What happens when a government excludes language that addresses social problems, provides resources for the vulnerable, and dismisses all information related to climate change?

Reminiscent of book-burning

Trump’s politics of erasure is more than a page out of the dystopian novels of George Orwell or Ray Bradbury, it also echoes an earlier historical period when censorship and book burning was the currency of fascist regimes. As American historian Karen J. Greenberg warns, the suppression of language opens the doorway to fascism.

The president’s fabricating Twitter machine is about more than lying, it is also about using all of the tools and resources to create a dystopia in which authoritarianism emerges through the raw power of ignorance, control and police-state repression.

Of course, Trump does not lie in isolation. He is encouraged by a right-wing disimagination machine that American sociologist Todd Gitlin rightly calls “an interlocking ecology of falsification that has driven the country around the bend” and into the abyss of authoritarianism.

Trump’s endless fabrications echo the propaganda machines made famous in the fascist regimes of the 1930s. He values loyalty over integrity, and he lies in part to test the loyalty of those who both follow him and align themselves with his power.

Trump’s lying must be understood within a broader attack on the fundamentals of education and democracy itself. This is especially important at a time when the U.S. is no longer a functioning democracy and is in the presence of what sociologists Leonidas Donskis and the late Zygmunt Bauman referred to as a form “of modern barbarity.”

‘Civic illiteracy’

Trump’s lying undermines the public’s grip on language, evidence, facts and informed judgment, and in doing so promotes a form of civic illiteracy in which words and meaning no longer matter.
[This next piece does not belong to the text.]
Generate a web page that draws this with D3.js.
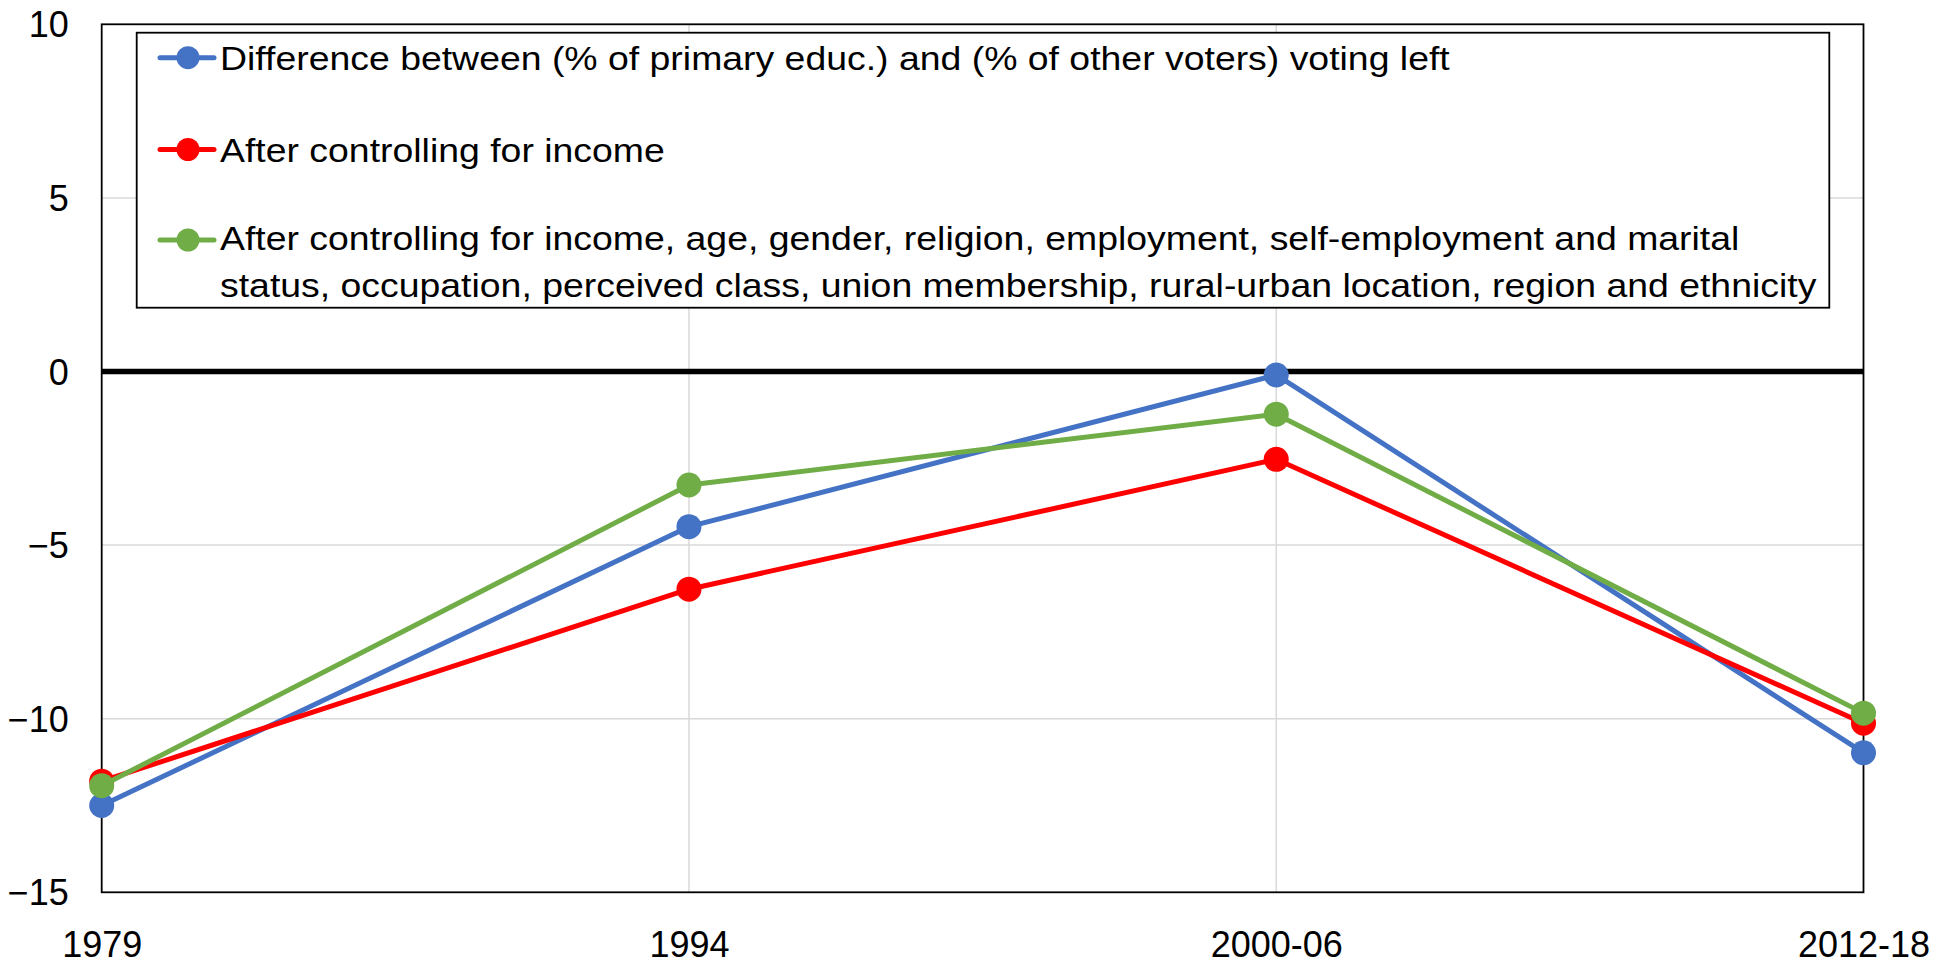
<!DOCTYPE html>
<html>
<head>
<meta charset="utf-8">
<script src="https://cdn.jsdelivr.net/npm/d3@7/dist/d3.min.js"></script>
<style>
  html, body { margin: 0; padding: 0; background: #fff; }
  svg { display: block; font-family: Arial, "Liberation Sans", sans-serif; }
</style>
</head>
<body>
<svg id="chart" width="1953" height="965"></svg>
<script>
const categories = ["1979", "1994", "2000-06", "2012-18"];
const yTicks = [10, 5, 0, -5, -10, -15];
const seriesNames = [
  "Difference between (% of primary educ.) and (% of other voters) voting left",
  "After controlling for income",
  "After controlling for income, age, gender, religion, employment, self-employment and marital|status, occupation, perceived class, union membership, rural-urban location, region and ethnicity"
];
const seriesColors = ["#4472C4", "#FF0000", "#70AD47"];
const rawValues = [-12.5, -4.47, -0.1, -10.98];
const incomeValues = [-11.8, -6.27, -2.53, -10.13];
const fullControlValues = [-11.93, -3.27, -1.23, -9.84];

const series = [rawValues, incomeValues, fullControlValues].map((vals, i) => ({
  name: seriesNames[i], color: seriesColors[i], values: vals
}));

const svg = d3.select("#chart");
const L = 101.7, R = 1863.5, T = 24.3, B = 892.3;

const x = d3.scalePoint().domain(categories).range([L, R]).padding(0);
const y = d3.scaleLinear().domain([-15, 10]).range([B, T]);

// gridlines horizontal
svg.append("g").selectAll("line").data(yTicks.filter(t => t !== 0 && t !== 10 && t !== -15))
  .join("line")
  .attr("x1", L).attr("x2", R)
  .attr("y1", d => y(d)).attr("y2", d => y(d))
  .attr("stroke", "#d9d9d9").attr("stroke-width", 1.5);

// vertical gridlines
svg.append("g").selectAll("line").data(categories.slice(1, -1))
  .join("line")
  .attr("x1", d => x(d)).attr("x2", d => x(d))
  .attr("y1", T).attr("y2", B)
  .attr("stroke", "#d9d9d9").attr("stroke-width", 1.5);

// plot border
svg.append("rect")
  .attr("x", L).attr("y", T).attr("width", R - L).attr("height", B - T)
  .attr("fill", "none").attr("stroke", "#000").attr("stroke-width", 1.8);

// zero line
svg.append("line")
  .attr("x1", L).attr("x2", R).attr("y1", y(0)).attr("y2", y(0))
  .attr("stroke", "#000").attr("stroke-width", 5.5);

// y axis labels
const yAxis = d3.axisLeft(y).tickValues(yTicks).tickSize(0).tickPadding(33).tickFormat(d3.format("d"));
const gy = svg.append("g").attr("transform", `translate(${L},0)`).call(yAxis);
gy.select(".domain").remove();
gy.selectAll("text").attr("font-size", 36).attr("fill", "#000")
  .attr("font-family", "Arial, 'Liberation Sans', sans-serif").attr("dy", "0.35em");

// x axis labels
const xAxis = d3.axisBottom(x).tickSize(0).tickPadding(0);
const gx = svg.append("g").attr("transform", `translate(0,${B})`).call(xAxis);
gx.select(".domain").remove();
gx.selectAll("text").attr("font-size", 36).attr("fill", "#000")
  .attr("font-family", "Arial, 'Liberation Sans', sans-serif")
  .attr("dy", null).attr("y", 65);

// lines and markers
const line = d3.line().x((d, i) => x(categories[i])).y(d => y(d));
series.forEach(s => {
  const g = svg.append("g");
  g.append("path").datum(s.values).attr("d", line)
    .attr("fill", "none").attr("stroke", s.color).attr("stroke-width", 5)
    .attr("stroke-linejoin", "round");
  g.selectAll("circle").data(s.values).join("circle")
    .attr("cx", (d, i) => x(categories[i])).attr("cy", d => y(d))
    .attr("r", 12.5).attr("fill", s.color);
});

// legend
const lg = svg.append("g");
lg.append("rect").attr("x", 136.7).attr("y", 32.7).attr("width", 1829.3 - 136.7).attr("height", 307.7 - 32.7)
  .attr("fill", "#fff").attr("stroke", "#000").attr("stroke-width", 1.8);
const baselines = [[70], [162], [250, 297]];
const symY = [57.7, 149.5, 240];
series.forEach((s, i) => {
  lg.append("line").attr("x1", 160).attr("x2", 214).attr("y1", symY[i]).attr("y2", symY[i])
    .attr("stroke", s.color).attr("stroke-width", 5).attr("stroke-linecap", "round");
  lg.append("circle").attr("cx", 188).attr("cy", symY[i]).attr("r", 11.5).attr("fill", s.color);
  const lines = s.name.split("|");
  lines.forEach((t, j) => {
    lg.append("text")
      .attr("transform", `translate(220,${baselines[i][j]}) scale(1.1,1)`)
      .attr("font-size", 34).attr("fill", "#000")
      .text(t);
  });
});
</script>
</body>
</html>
Depriving the public of the capacity for critical analysis and discerning the truth from lies does more than empty politics of any meaning, it also undermines democracy.

As ethics wither, people become prisoners of their own experiences, indifferent to an ignorance and brutishness in which they become complicit.
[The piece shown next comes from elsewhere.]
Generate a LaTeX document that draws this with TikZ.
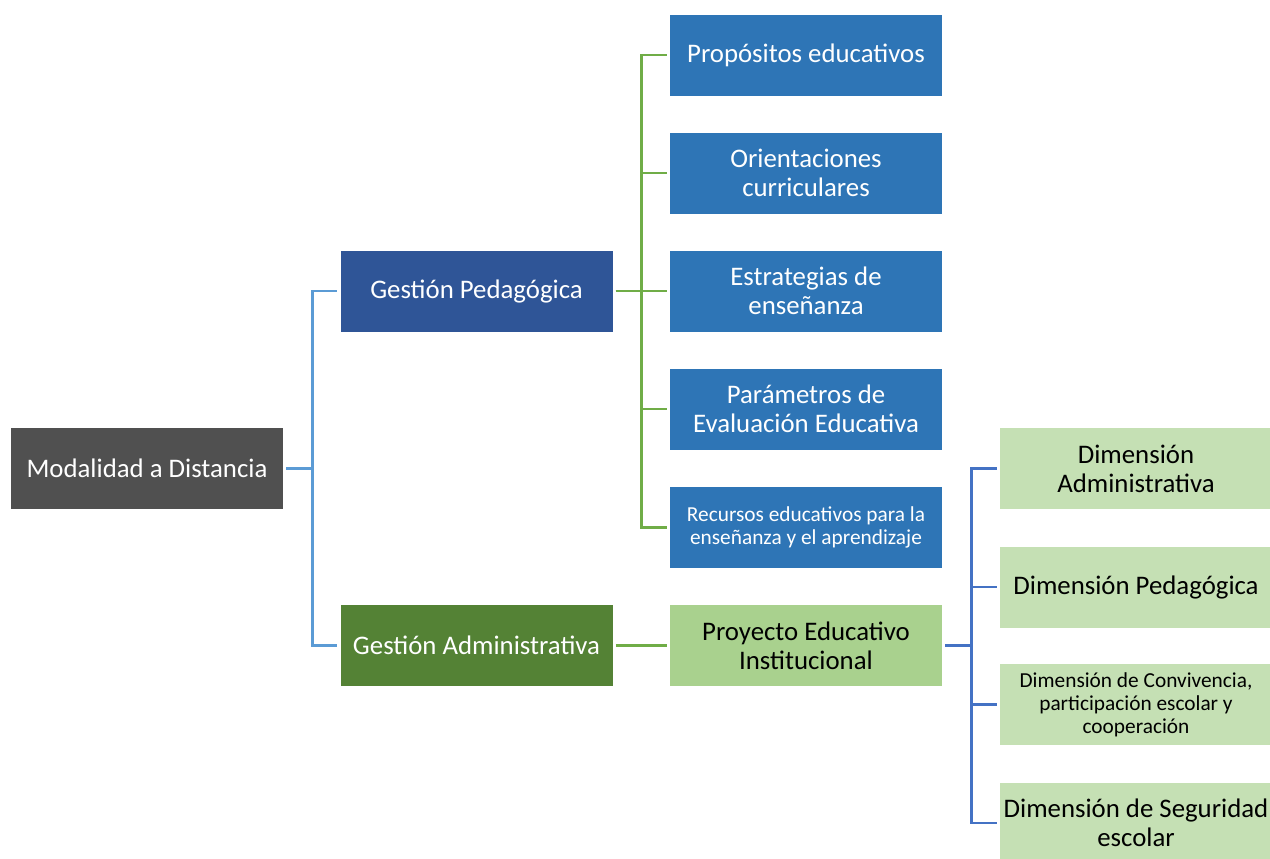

As the theatre of lies, insults, and childish petulance triumphs over measured arguments, a world emerges in which the only real choices are among competing fictions — a world in which nothing is true and everything begins to look like a lie.

If the spirit and promise of a sustainable democracy is to survive, it’s crucial to make truth-telling virtuous again. If we are going to fight for and with the powerless, we have to understand their needs, speak to and with them in a language that is mutually understandable as well as honest.

There is also a need to reinvent politics through alternative narratives in which the American public can both identify themselves and the conditions through which power and oppression bear down on their lives.

This is not an easy task, but nothing less than justice, democracy and the planet itself are at risk.

Authoritarianism creates a predatory class of unethical zombies who produce dead zones of the imagination that even Orwell could not have envisioned, while using an unchecked language of lying to wage a fierce fight against the possibilities of a democratic future.

The time has come for progressives and others to develop a political language in which civic values, social responsibility and the institutions that support them become central to invigorating and fortifying a new era of civic imagination.

There must be a renewed sense of social agency, and an impassioned international social movement with a vision, organization and set of strategies to challenge the dystopian nightmare engulfing the United States, and a growing number of illiberal democracies all over the globe.

Pablo Neruda, the great Chilean poet, wrote after Franco destroyed the Spanish Republic: “I swear to defend until my death what has been murdered in Spain: The right to happiness.”

This tribute to justice, the public imagination, dignity and the right to be free from the curse of those who use their power to lie and malign the crucial institutions of democracy must once again be defended in the spirit of urgency and the “right to happiness” — not to mention the right to truth.